Taalcompetenties
Schriftelijk vragen en opdrachten formuleren

Schriftelijk vragen en opdrachten formuleren

De leraar kan schriftelijk vragen en opdrachten formuleren met betrekking tot klasmanagement en taakuitvoering.

Subdoelen:

4.1 De leraar kan analyseren welke vragen en opdrachten hij moet formuleren en hoe hij die moet formuleren om zijn doel te bereiken.

4.2 De leraar kan de vragen en opdrachten begrijpelijk en correct formuleren aangepast aan het doel en aan het begripsniveau en de leesvaardigheid van de leerlingen.

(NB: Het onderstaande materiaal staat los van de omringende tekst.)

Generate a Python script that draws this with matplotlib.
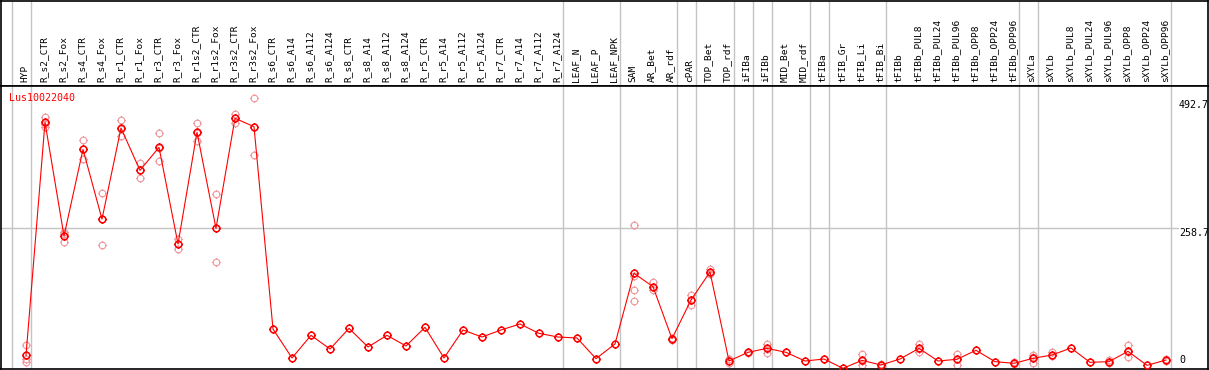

Begrijpelijk formuleren betekent keuzes maken aangepast aan het doel en de leerlingen op het vlak van:

  • vraagstelling (meerkeuze,…) en opdrachtformulering;
  • al dan niet geven van voorbeelden;
  • al dan niet gebruiken van een stappenplan;
  • al dan niet voorstructureren van het antwoord;
  • al dan niet gebruik maken van non-verbale middelen, bijvoorbeeld afbeeldingen,pictogrammen, schema’s,…

Zie ook: visuele weergave van denkrelaties.

4.3 De leraar kan, inspelend op de reacties van leerlingen, vragen en opdrachten zo nodig herformuleren in functie van het doel en het begripsniveau van de leerlingen.